First off - use flags! We’ve revised how the flag function works, and it’s now functioning much more as a private nudge to the mods. Posts that are flagged won’t automatically be hidden, and flags are both anonymous and private. This is your best way of reaching out to us if a specific post, or a poster’s activity in a specific thread, needs to be reviewed. Mods won’t review flags on their own posts, so please use this function regardless of the poster’s status.
Flags could result in a wide range of responses. We expect many of them will require no immediate intervention, but will make us pay more attention to where the discussion is leading. Otherwise, this is more or less the spectrum of outcomes:
- public mediation in the thread
- a private warning to the poster
- private mediation with the poster (by request)
- hiding the post
- a temporary or indefinite suspension
Our response time might become slower than it is now, but we’re pretty dedicated lurkers.

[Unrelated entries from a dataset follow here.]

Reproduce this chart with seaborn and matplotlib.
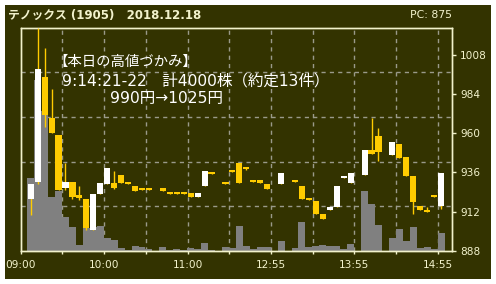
import numpy as np
import matplotlib
matplotlib.use("Agg")
import matplotlib.pyplot as plt
from matplotlib.patches import Rectangle
import seaborn as sns

# ---------------- data ----------------
title_text = "テノックス (1905)   2018.12.18"
pc_text = "PC: 875"
note_lines = ["【本日の高値づかみ】", "9:14:21-22　計4000株（約定13件）", "990円→1025円"]

slots = list(range(60))
nan = np.nan
opens = [920, 930, 994, 969, 959, 926.5, 930, 922, 920, 901,
         923, 929, 929.5, 934.4, 930.3, 927.7, 926.6, 926.6, nan, 926.7,
         924.2, 924.2, 924.2, 923.4, 921.2, 928, 936.3, nan, 930.3, 937.3,
         941.8, 939.4, 931.5, 931.5, 929, nan, 929.1, nan, 931.5, 927.7,
         920.6, 918.5, 910.7, 913.2, 915, 932.6, 929.7, nan, 934.4, 949.7,
         958.2, nan, 946.8, 953.3, 945.6, 933.8, 915.5, 913.2, 922.2, 915.5]
closes = [929, 999, 971, 960, 925, 930, 921, 920.5, 902, 923,
          929.5, 939, 926.5, 929.7, 929, 924.8, 925.4, 925.4, nan, 924.8,
          923, 923, 923, 921.2, 923.4, 937, 935.2, nan, 929.1, 936.2,
          929.7, 938.3, 930.3, 929.7, 926, nan, 935.8, nan, 929.9, 920,
          919.3, 910.8, 907.7, 915, 927.7, 933.6, 935.6, nan, 949.7, 947.4,
          948.6, nan, 954.6, 945, 933.8, 918.1, 913.2, 912, 921.2, 935.6]
highs = [929, 1024, 1012, 987, 959, 942, 930, 928, 920, 923,
         929.5, 939, 937, 934.4, 930.3, 927.7, 926.6, 926.6, nan, 926.7,
         924.2, 924.2, 924.2, 923.4, 923.4, 937, 936.3, nan, 930.3, 937.3,
         941.8, 939.4, 931.5, 931.5, 929, nan, 935.8, nan, 931.5, 927.7,
         920.6, 918.5, 910.7, 915, 927.7, 933.6, 935.6, nan, 949.7, 969,
         963, nan, 954.6, 953.3, 945.6, 933.8, 915.5, 915, 922.2, 935.6]
lows = [910, 929, 964, 960, 925, 925, 920, 919, 901, 901,
        923, 929, 925.7, 929.7, 929, 924.8, 925.4, 925.4, nan, 924.8,
        923, 923, 923, 921.2, 921.2, 928, 935.2, nan, 929.1, 936.2,
        929.7, 937.5, 930.3, 929.7, 926, nan, 929.1, nan, 929.9, 920,
        919.3, 910.8, 907.7, 913.2, 915, 932.6, 929.7, nan, 934.4, 947.4,
        942.8, nan, 946.8, 945, 933.8, 910.8, 913.2, 912, 921.2, 913.8]
volume = [7300, 17100, 14000, 5400, 6000, 3400, 2400, 600, 2300, 2400,
          2500, 1300, 1100, 330, 100, 500, 400, 200, 0, 400,
          130, 200, 130, 300, 170, 800, 100, 0, 400, 300,
          2500, 500, 230, 400, 400, 0, 1000, 0, 300, 2900,
          400, 500, 600, 500, 500, 200, 700, 0, 6000, 4700,
          2600, 0, 1300, 2200, 1000, 2400, 300, 400, 200, 1800]

price_ticks = [888, 912, 936, 960, 984, 1008]
time_labels = ["09:00", "", "10:00", "", "11:00", "", "12:55", "", "13:55", "", "14:55"]

# ---------------- style ----------------
BG = "#333300"
CREAM = "#f2f2cc"
UP = "#ffffff"
DOWN = "#ffcc00"
VOL = "#808080"
GRID = "#9a9a8a"

sns.set_style("dark")
plt.rcParams["font.family"] = ["DejaVu Sans", "Noto Sans CJK JP"]

W, H = 496, 284
fig = plt.figure(figsize=(W / 100, H / 100), dpi=100, facecolor="white")
fig.add_artist(Rectangle((5 / W, 5 / H), 486 / W, 274 / H, transform=fig.transFigure,
                         facecolor=BG, edgecolor="none", zorder=0))

rect = [20.7 / W, 33 / H, (452 - 20.7) / W, (251 - 27.7) / H]
axv = fig.add_axes(rect)
axv.set_facecolor(BG)

x0, x1 = -1.44, 60.57
tick_pos = [x0 + 5.9967 * m for m in range(len(time_labels))]

# volume bars (seaborn)
sns.barplot(x=slots, y=volume, ax=axv, color=VOL, width=1.0, saturation=1,
            native_scale=True, errorbar=None, linewidth=0, zorder=2)
axv.set_ylim(0, 22330)
axv.set_xlim(x0, x1)
axv.set_ylabel("")
axv.set_xlabel("")
axv.set_yticks([])

# grid
for f in [0.2, 0.4, 0.6, 0.8]:
    axv.plot([0, 1], [f, f], transform=axv.transAxes, color=GRID, lw=1,
             ls=(0, (3, 3)), zorder=1)
for xp in tick_pos[1:]:
    axv.axvline(xp, color=GRID, lw=1, ls=(0, (3, 3)), zorder=1)

axv.set_xticks(tick_pos)
axv.set_xticklabels(time_labels)
axv.tick_params(axis="x", direction="out", length=2.3, width=1, colors=CREAM,
                labelsize=7.6, pad=4, bottom=True)
axv.grid(False)

# candles
ax = axv.twinx()
ax.patch.set_visible(False)
o = np.array(opens, float); c = np.array(closes, float)
h = np.array(highs, float); l = np.array(lows, float)
xs = np.array(slots, float)
ok = ~np.isnan(o)
ax.vlines(xs[ok], l[ok], h[ok], color=DOWN, lw=1, zorder=3)
up = c >= o
bottoms = np.minimum(o, c)
heights = np.maximum(np.abs(c - o), 1.0)
cols = [UP if u else DOWN for u in up]
ax.bar(xs[ok], heights[ok], bottom=bottoms[ok], width=0.88,
       color=[cc for cc, k in zip(cols, ok) if k], linewidth=0, zorder=4)
ax.set_ylim(888, 1024.4)
ax.set_xlim(x0, x1)
ax.set_yticks(price_ticks)
ax.set_yticklabels([str(t) for t in price_ticks])
ax.tick_params(axis="y", direction="out", length=3, width=1, colors=CREAM,
               labelsize=7.6, pad=3, right=True, left=False)
ax.grid(False)

for a in (ax, axv):
    for s in a.spines.values():
        s.set_color(CREAM)
        s.set_linewidth(1)

# texts
fig.text(8 / W, 1 - 15 / H, title_text, color=CREAM, fontsize=8.5, fontweight="bold",
         va="center", ha="left")
fig.text(452 / W, 1 - 15 / H, pc_text, color=CREAM, fontsize=7.8, va="center", ha="right")

ys = [62, 81, 98]
xs_t = [53, 62, 110]
sizes = [10.4, 11.2, 11.2]
fams = [["Noto Sans CJK JP", "DejaVu Sans"], ["DejaVu Sans", "Noto Sans CJK JP"],
        ["DejaVu Sans", "Noto Sans CJK JP"]]
for t, xx, yy, sz, fm in zip(note_lines, xs_t, ys, sizes, fams):
    fig.text(xx / W, 1 - yy / H, t, color="white", fontsize=sz, va="center", ha="left",
             family=fm)

fig.savefig("out.png", dpi=100, facecolor="white")
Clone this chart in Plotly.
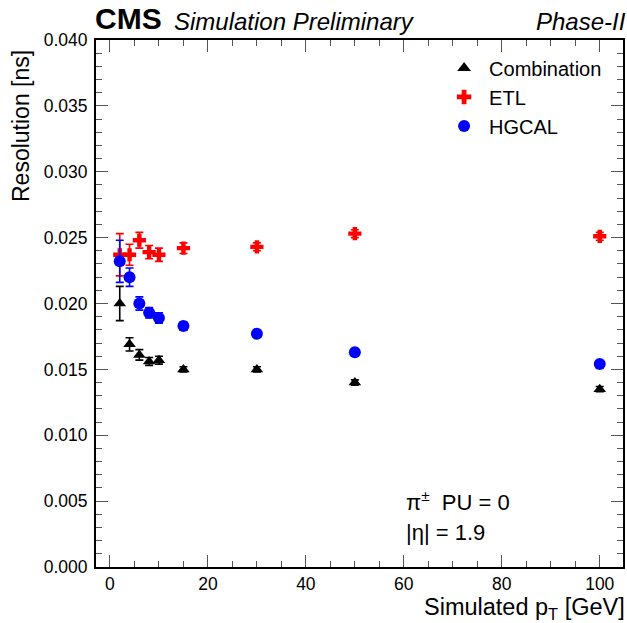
import plotly.graph_objects as go

pt = [2, 4, 6, 8, 10, 15, 30, 50, 100]
comb = [0.0200, 0.0169, 0.0161, 0.0156, 0.0157, 0.0150, 0.0150, 0.0140, 0.0135]
comb_err = [0.0013, 0.0005, 0.0004, 0.0003, 0.0003, 0.0002, 0.0002, 0.0002, 0.0002]
etl = [0.0237, 0.0237, 0.0248, 0.0239, 0.0237, 0.0242, 0.0243, 0.0253, 0.0251]
etl_err = [0.0016, 0.0008, 0.0006, 0.0005, 0.0005, 0.0004, 0.0003, 0.0003, 0.0003]
hgcal = [0.0232, 0.0220, 0.0200, 0.0193, 0.0189, 0.0183, 0.0177, 0.0163, 0.0154]
hgcal_err = [0.0016, 0.0007, 0.0005, 0.0004, 0.0004, 0.0003, 0.0002, 0.0002, 0.0002]

FONT = "Liberation Sans, Arial, sans-serif"
NB = "\u00a0"

fig = go.Figure()

def add(name, y, err, color, symbol, size):
    fig.add_trace(go.Scatter(
        x=pt, y=y, mode="markers", name=name,
        marker=dict(color=color, symbol=symbol, size=size, line=dict(width=0)),
        error_y=dict(type="data", array=err, visible=True, color=color,
                     thickness=1.6, width=4),
    ))

add("Combination", comb, comb_err, "black", "triangle-up", 11)
add("ETL", etl, etl_err, "#ff0000", "cross", 11)
add("HGCAL", hgcal, hgcal_err, "#0000ff", "circle", 12)

axis_common = dict(
    showline=True, linecolor="black", linewidth=2, mirror="allticks",
    ticks="inside", tickcolor="#555555", tickwidth=1.2, ticklen=12,
    showgrid=False, zeroline=False,
    tickfont=dict(family=FONT, size=17.5, color="black"),
)

fig.update_xaxes(range=[-2.85, 104.75], tickmode="linear", tick0=0, dtick=20,
                 minor=dict(ticks="inside", ticklen=6, dtick=5, tickcolor="#555555", tickwidth=1.2),
                 **axis_common)
fig.update_yaxes(range=[0, 0.040], tickmode="linear", tick0=0, dtick=0.005,
                 tickformat=".3f", ticklabelstandoff=3,
                 minor=dict(ticks="inside", ticklen=6, dtick=0.001, tickcolor="#555555", tickwidth=1.2),
                 **axis_common)

annotations = [
    dict(text="<b>CMS</b>", x=0.0, y=1.0, xref="paper", yref="paper",
         xanchor="left", yanchor="bottom", showarrow=False, yshift=3, xshift=-3,
         font=dict(family=FONT, size=30, color="black")),
    dict(text="<i>Simulation Preliminary</i>", x=0.0, y=1.0, xref="paper", yref="paper",
         xanchor="left", yanchor="bottom", showarrow=False, xshift=76, yshift=3,
         font=dict(family=FONT, size=24, color="black")),
    dict(text="<i>Phase-II</i>", x=1.0, y=1.0, xref="paper", yref="paper",
         xanchor="right", yanchor="bottom", showarrow=False, yshift=3, xshift=5,
         font=dict(family=FONT, size=24, color="black")),
    dict(text="Simulated p<sub>T</sub> [GeV]", x=1.0, y=0.0, xref="paper", yref="paper",
         xanchor="right", yanchor="top", showarrow=False, yshift=-25, xshift=4,
         font=dict(family=FONT, size=23.5, color="black")),
    dict(text="Resolution [ns]", x=0.0, y=1.0, xref="paper", yref="paper",
         xanchor="right", yanchor="top", textangle=-90, showarrow=False, xshift=-60, yshift=-8,
         font=dict(family=FONT, size=23, color="black")),
    dict(text="π<sup>±</sup>" + NB * 2 + "PU" + NB + "=" + NB + "0", x=0.585, y=0.125,
         xref="paper", yref="paper", xanchor="left", yanchor="middle", showarrow=False,
         font=dict(family=FONT, size=22, color="black")),
    dict(text="|η|" + NB + "=" + NB + "1.9", x=0.585, y=0.065, xref="paper", yref="paper",
         xanchor="left", yanchor="middle", showarrow=False,
         font=dict(family=FONT, size=22, color="black")),
]

fig.update_layout(
    width=627, height=623,
    margin=dict(l=96, r=2, t=40, b=56),
    paper_bgcolor="white", plot_bgcolor="white",
    annotations=annotations,
    showlegend=True,
    legend=dict(x=0.651, y=0.984, xanchor="left", yanchor="top",
                font=dict(family=FONT, size=20, color="black"),
                bgcolor="rgba(0,0,0,0)", tracegroupgap=0, itemsizing="constant",
                itemwidth=40),
)

fig.write_html("out.html", config={"displayModeBar": False},
               post_script="document.body.style.margin='0';")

If you’d like to raise a concern unrelated to a post or section of posts - for instance, private harassment - please reach out via PM. If you send a PM to @moderators, we will all be looped in. If you’d like to just loop in specific people, as may be more appropriate, you can find a list of all of the current mods at https://selectbutton.net/g/moderators and pick whichever mod(s) you’re most comfortable with. We’ve tried to compose a team that’s well-balanced among a variety of backgrounds, approaches, and social groups. We may ask to loop others in if their particular expertise would be helpful, but we won’t add people without asking.
Lastly, we’d like to reinforce the importance of good faith to open discussion. Here’s an excerpt from the DSA’s guidelines, edited minimally to be more relevant to a webforum:
Assume good faith in each other. Please try to speak from experience, speak for yourself, and actively listen to each other. When someone makes a point that could be taken negatively, repeat what you heard, very briefly summarize, and ask clarifying questions like “did you mean X” or “what makes you say that” to get more information before assuming the worst interpretation. Encourage yourself and others to maintain a positive attitude, honor the work of others (except Chuck Rock), avoid defensiveness, be open to legitimate critique and challenge oppressive behaviors in ways that help people grow. We want to “call each other in” rather than calling each other out — in other words, if you are challenging someone’s ideas or behavior, do it respectfully, and if you are being challenged, receive it respectfully. Remember, mistakes will be made, nobody is perfect.